A map of the United States is a curious thing.  Without an overlay of population or a satellite picture of lights at night there is no sense of exactly how empty, exactly how open is the western expanse.  With one though there seems to be a huge gap, as though the progress westward had not been completed, as though humanity simply leapt towards the west coast.  Half of this country is truly empty in a way hard to remember for a boy from the east coast who has spent the past seven years in Asian metropolises of Tokyo and Shanghai.  In some ways this expanse of snow-swept reservoirs and mountains is overwhelming, something to be acknowledged and accepted rather than interwoven with my images of the wide world.  Over and over I wonder at the people who live up here, not visitors or retirees but children who play over these hills in their youth and herd cattle across them as teenagers, who build houses under the auspice of construction companies founded in these small towns by their uncles or fathers.  I can not comprehend the sense of ordinary they must have for these views, and, on the other end, how trapped they would have felt in Shanghai these past five years, watching the polluted air curtain off the city, particulate walls of white blocking the view after a half dozen blocks.  Would they feel as cut off and alone there as I do now, looking out at the snowstorms almost upon us and yet still ten miles to the south?

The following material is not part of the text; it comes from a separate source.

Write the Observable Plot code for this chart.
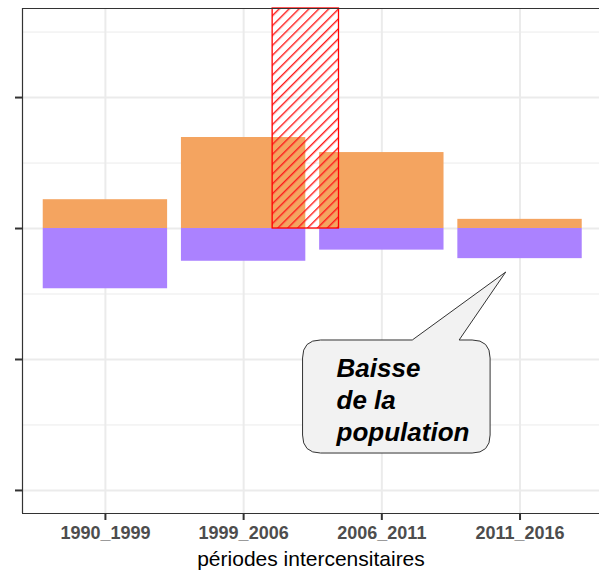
<!DOCTYPE html>
<html>
<head>
<meta charset="utf-8">
<script src="https://cdn.jsdelivr.net/npm/d3@7"></script>
<script src="https://cdn.jsdelivr.net/npm/@observablehq/plot@0.6"></script>
<style>
  html, body { margin: 0; padding: 0; background: #fff; }
  svg { display: block; }
</style>
</head>
<body>
<div id="chart"></div>
<script>
// Data (values in arbitrary units, 1 unit = one major y tick)
const categories = ["1990_1999", "1999_2006", "2006_2011", "2011_2016"];
const positiveValues = [0.22, 0.695, 0.58, 0.07];   // orange
const negativeValues = [-0.46, -0.25, -0.165, -0.23]; // purple
const yMajorTicks = [-2, -1, 0, 1];
const yMinorTicks = [-1.5, -0.5, 0.5, 1.5];
const hatchSpan = [1.21, 1.69]; // x extent (category index units)
const annotationLines = ["Baisse", "de la", "population"];
const xTitle = "périodes intercensitaires";

const xDomain = [-0.6, 3.575];
const yDomain = [-2.176, 1.68];

const bars = categories.flatMap((c, i) => [
  {i, v: positiveValues[i], sign: "pos"},
  {i, v: negativeValues[i], sign: "neg"}
]);

const svg = Plot.plot({
  width: 599,
  height: 570,
  marginLeft: 22,
  marginRight: 0,
  marginTop: 8,
  marginBottom: 57,
  style: {fontFamily: "Liberation Sans, Arial, sans-serif", background: "#fff"},
  x: {domain: xDomain, axis: null},
  y: {domain: yDomain, axis: null},
  marks: [
    Plot.ruleY(yMinorTicks, {stroke: "#ebebeb", strokeWidth: 1}),
    Plot.ruleY(yMajorTicks, {stroke: "#ebebeb", strokeWidth: 2}),
    Plot.ruleX(d3.range(categories.length), {stroke: "#ebebeb", strokeWidth: 2}),
    Plot.rectY(bars, {
      x1: d => d.i - 0.45, x2: d => d.i + 0.45,
      y1: 0, y2: "v",
      fill: d => d.sign === "pos" ? "#F4A460" : "#AB82FF"
    }),
    Plot.rect([hatchSpan], {
      x1: d => d[0], x2: d => d[1], y1: 0, y2: yDomain[1],
      fill: "url(#hatch)", stroke: "red", strokeWidth: 1.3
    }),
    Plot.ruleX([xDomain[0]], {stroke: "#333", strokeWidth: 1.2}),
    Plot.ruleY([yDomain[0], yDomain[1]], {stroke: "#333", strokeWidth: 1.2}),
    Plot.axisY({ticks: yMajorTicks, tickFormat: () => "", tickSize: 7, stroke: "#333", strokeWidth: 2, label: null}),
    Plot.axisX({
      ticks: d3.range(categories.length),
      tickFormat: i => categories[i],
      tickSize: 7, tickPadding: 6, stroke: "#333", strokeWidth: 2,
      fontSize: 18, fontWeight: "bold", fill: "#4d4d4d", label: null
    }),
    Plot.text([xTitle], {frameAnchor: "bottom", dy: 52, fontSize: 21, fill: "#000", text: d => d})
  ]
});

// hatch pattern
const defs = d3.select(svg).insert("defs", ":first-child");
const pat = defs.append("pattern")
  .attr("id", "hatch").attr("patternUnits", "userSpaceOnUse")
  .attr("width", 7).attr("height", 7)
  .attr("patternTransform", "rotate(45)");
pat.append("line").attr("x1", 0.7).attr("y1", 0).attr("x2", 0.7).attr("y2", 7)
  .attr("stroke", "#ff1a1a").attr("stroke-width", 1.4);

// speech bubble annotation
const xs = svg.scale("x"), ys = svg.scale("y");
const bx1 = xs.apply(1.43), bx2 = xs.apply(2.787);
const by1 = ys.apply(-0.855), by2 = ys.apply(-1.718);
const tb1 = xs.apply(2.224), tb2 = xs.apply(2.563);
const tipX = xs.apply(2.9), tipY = ys.apply(-0.336);
const r = 18;
const path = [
  `M${bx1 + r},${by1}`,
  `L${tb1},${by1}`,
  `L${tipX},${tipY}`,
  `L${tb2},${by1}`,
  `L${bx2 - r},${by1}`,
  `Q${bx2},${by1} ${bx2},${by1 + r}`,
  `L${bx2},${by2 - r}`,
  `Q${bx2},${by2} ${bx2 - r},${by2}`,
  `L${bx1 + r},${by2}`,
  `Q${bx1},${by2} ${bx1},${by2 - r}`,
  `L${bx1},${by1 + r}`,
  `Q${bx1},${by1} ${bx1 + r},${by1}`,
  "Z"
].join(" ");
const g = d3.select(svg).append("g");
g.append("path").attr("d", path).attr("fill", "#f2f2f2").attr("stroke", "#333").attr("stroke-width", 1);
const t = g.append("text")
  .attr("font-family", "Liberation Sans, Arial, sans-serif")
  .attr("font-weight", "bold").attr("font-style", "italic")
  .attr("text-anchor", "start")
  .attr("font-size", 26).attr("fill", "#000");
annotationLines.forEach((line, k) => {
  t.append("tspan").attr("x", bx1 + 34).attr("y", by1 + 37 + k * 32).text(line);
});

document.getElementById("chart").appendChild(svg);
</script>
</body>
</html>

Somehow I doubt it, myself a child of the wilderness of the north east, which remains, despite the brilliance of its representation from satellite.  My house, the house my parents are selling even now, is one from which the stars can be seen.  Perhaps not with the same clarity as here, up nine thousand feet from the level of the sea. Yet from a hill in Lansing they are visible with the eye in a fashion impossible to imagine for a child of the sprawl of Yokohama-Tokyo-Chiba-Saitama.  As I type that my memory gives it lie, remembering walking home one night from the last train in Kawagoe, two thirty in the morning as I crossed a river, walking on the bridge’s wide rail above the water’s concrete bed.  The stars shone bright that night, one of summer’s warmest.  Here, in the dry height of Colorado, on the shortest days of the year, they do again, save when obscured by blowing snow.

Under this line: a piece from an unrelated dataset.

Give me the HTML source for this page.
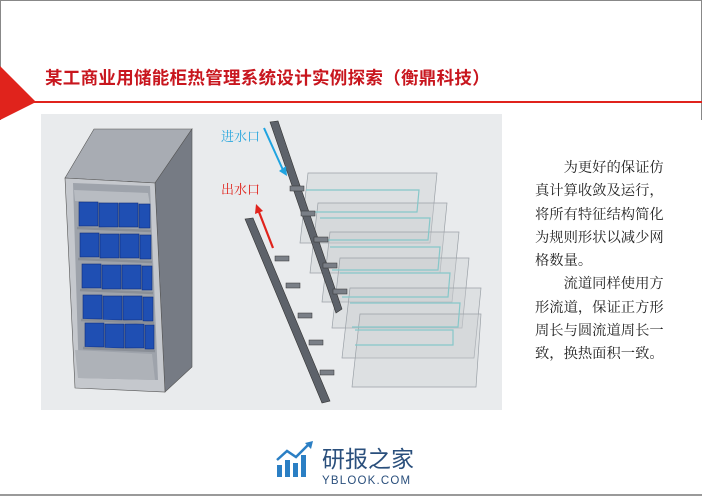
<!DOCTYPE html>
<html><head><meta charset="utf-8"><style>
body{margin:0;width:702px;height:496px;overflow:hidden;background:#fff;position:relative;font-family:"Liberation Sans","Noto Sans CJK SC",sans-serif}
.t{position:absolute;left:45px;top:65px;font-size:17.5px;font-weight:bold;color:#c8161e;letter-spacing:0.3px;white-space:nowrap}
.p{position:absolute;left:535px;top:157px;width:104px;font-family:"Liberation Serif","Noto Serif CJK SC",serif;font-size:14.3px;line-height:23.3px;color:#222}
.p div{white-space:nowrap}
</style></head><body>
<div style="position:absolute;left:0;top:0;width:702px;height:1px;background:#888"></div>
<div style="position:absolute;left:0;top:0;width:1px;height:120px;background:#888"></div>
<div style="position:absolute;left:701px;top:0;width:1px;height:120px;background:#888"></div>
<svg style="position:absolute;left:0;top:0" width="702" height="496">
<polygon points="0,66 36,102 0,120" fill="#e0231c"/>
<rect x="30" y="101" width="672" height="2" fill="#e0231c"/>
<rect x="41" y="114" width="461" height="296" fill="#e9ebed"/>
<!-- cabinet -->
<polygon points="65,178 94,129 192,129 155,183" fill="#a8acb3" stroke="#555" stroke-width="0.6"/>
<polygon points="155,183 192,129 192,367 165,392" fill="#767b84" stroke="#555" stroke-width="0.6"/>
<polygon points="65,178 155,183 165,392 75,388" fill="#c5c8cd" stroke="#555" stroke-width="0.6"/>
<polygon points="73,183 150,186 158,380 79,378" fill="#9ea3ab"/>
<polygon points="74,190 148,193 150,205 75,201" fill="#b8bcc2"/>
<polygon points="75,350 152,354 155,380 78,378" fill="#aeb2b8"/>
<g fill="#1f4fb3" stroke="#0e2e78" stroke-width="0.6">
<rect x="79" y="202" width="19" height="24"/><rect x="99" y="203" width="19" height="24"/><rect x="119" y="203" width="19" height="24"/><rect x="139" y="204" width="11" height="24"/>
<rect x="80" y="233" width="19" height="24"/><rect x="100" y="234" width="19" height="24"/><rect x="120" y="234" width="19" height="24"/><rect x="140" y="235" width="11" height="24"/>
<rect x="82" y="264" width="19" height="24"/><rect x="102" y="265" width="19" height="24"/><rect x="122" y="265" width="19" height="24"/><rect x="142" y="266" width="10" height="24"/>
<rect x="83" y="295" width="19" height="24"/><rect x="103" y="296" width="19" height="24"/><rect x="123" y="296" width="19" height="24"/><rect x="143" y="297" width="10" height="24"/>
<rect x="85" y="323" width="19" height="24"/><rect x="105" y="324" width="19" height="24"/><rect x="125" y="324" width="19" height="24"/><rect x="145" y="325" width="9" height="24"/>
</g>
<g stroke="#8a8f97" stroke-width="2.5">
<line x1="77" y1="228" x2="151" y2="231"/><line x1="78" y1="259" x2="152" y2="262"/><line x1="80" y1="290" x2="153" y2="293"/><line x1="81" y1="320" x2="154" y2="323"/><line x1="83" y1="348" x2="155" y2="351"/>
</g>
<!-- panels -->
<g fill="rgba(200,203,207,0.35)" stroke="#9aa0a6" stroke-width="0.7">
<polygon points="308,173 437,173 430,243 300,243"/>
<polygon points="318,203 447,203 440,273 310,273"/>
<polygon points="330,232 459,232 452,302 322,302"/>
<polygon points="340,258 469,258 462,328 332,328"/>
<polygon points="350,288 481,288 474,358 342,358"/>
<polygon points="360,314 481,314 476,387 352,387"/>
</g>
<g fill="none" stroke="#86c7c9" stroke-width="1.2">
<polyline points="306,190 419,190 417,212 310,212"/>
<polyline points="320,218 430,218 428,240 322,240"/>
<polyline points="330,247 440,247 438,270 332,270"/>
<polyline points="340,273 450,273 448,297 342,297"/>
<polyline points="350,303 460,303 458,327 352,327"/>
<polyline points="355,330 453,330 453,345 355,345"/>
</g>
<!-- inlet bar -->
<polygon points="270,122 278,121 342,309 336,313" fill="#5d626a" stroke="#333" stroke-width="0.6"/>
<!-- outlet bar -->
<polygon points="245,219 253,218 330,401 322,403" fill="#5d626a" stroke="#333" stroke-width="0.6"/>
<g fill="#7a7f87" stroke="#333" stroke-width="0.5">
<rect x="290" y="186" width="14" height="5"/><rect x="301" y="211" width="14" height="5"/><rect x="314" y="237" width="14" height="5"/><rect x="323" y="263" width="14" height="5"/><rect x="333" y="289" width="14" height="5"/>
<rect x="275" y="256" width="14" height="5"/><rect x="286" y="283" width="14" height="5"/><rect x="298" y="313" width="14" height="5"/><rect x="309" y="340" width="14" height="5"/><rect x="320" y="370" width="14" height="5"/>
</g>
<!-- arrows -->
<line x1="264" y1="128" x2="283" y2="170" stroke="#1fa3e0" stroke-width="2"/>
<polygon points="279,171 287,176 286,166" fill="#1fa3e0"/>
<line x1="273" y1="248" x2="259" y2="212" stroke="#e0231c" stroke-width="2.2"/>
<polygon points="255,214 256,204 263,211" fill="#e0231c"/>
<text x="221" y="141" font-size="13" fill="#2aa7de" font-family="Liberation Serif,Noto Serif CJK SC,serif">进水口</text>
<text x="221" y="194" font-size="13" fill="#e0231c" font-family="Liberation Serif,Noto Serif CJK SC,serif">出水口</text>
<!-- logo -->
<g fill="#2b7fc4">
<rect x="277" y="465" width="5" height="12"/><rect x="285" y="460" width="5" height="17"/><rect x="293" y="463" width="5" height="14"/><rect x="301" y="455" width="5" height="22"/>
</g>
<polyline points="277,460 287,451 296,457 309,444" fill="none" stroke="#2b7fc4" stroke-width="2.5"/>
<polygon points="305,443 313,441 311,449" fill="#2b7fc4"/>
<text x="322" y="467" font-size="23" fill="#2a4f7c" font-family="Liberation Sans,Noto Sans CJK SC,sans-serif">研报之家</text>
<text x="322" y="484" font-size="11.5" fill="#2a4f7c" letter-spacing="1.2" font-family="Liberation Sans,sans-serif">YBLOOK.COM</text>
<rect x="0" y="494" width="702" height="2" fill="#9a9a9a"/>
</svg>
<div class="t">某工商业用储能柜热管理系统设计实例探索（衡鼎科技）</div>
<div class="p">
<div>&emsp;&emsp;为更好的保证仿</div><div>真计算收敛及运行，</div><div>将所有特征结构简化</div><div>为规则形状以减少网</div><div>格数量。</div>
<div>&emsp;&emsp;流道同样使用方</div><div>形流道，保证正方形</div><div>周长与圆流道周长一</div><div>致，换热面积一致。</div>
</div>
</body></html>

It is peaceful here, and many things explain themselves to my brain in the ample time it has to consider ideas, bereft of internet and telephony.  With only word games and the printed page to occupy us we construct, knitting and writing, cooking and fire-building, until the dark has worn us down, and the idea of waking with the sun has more to offer than remaining upright.  These four days at the end of two thousand eight are respite from the constant chase of our urban lives, even from the holiday cheer of our visit to Colorado.  They are a chance, too rare and too often filled with gasps, to breathe deep and watch the way weather moves, and the speed with which we are overtaken.

Much of this article is informed by a view of the Earth at night from space, widely available on the internet.  One of the best views of it can be found in Google Earth, by checking the layer “Earth City Lights” under “NASA” in the Gallery section of the Layers sidebar.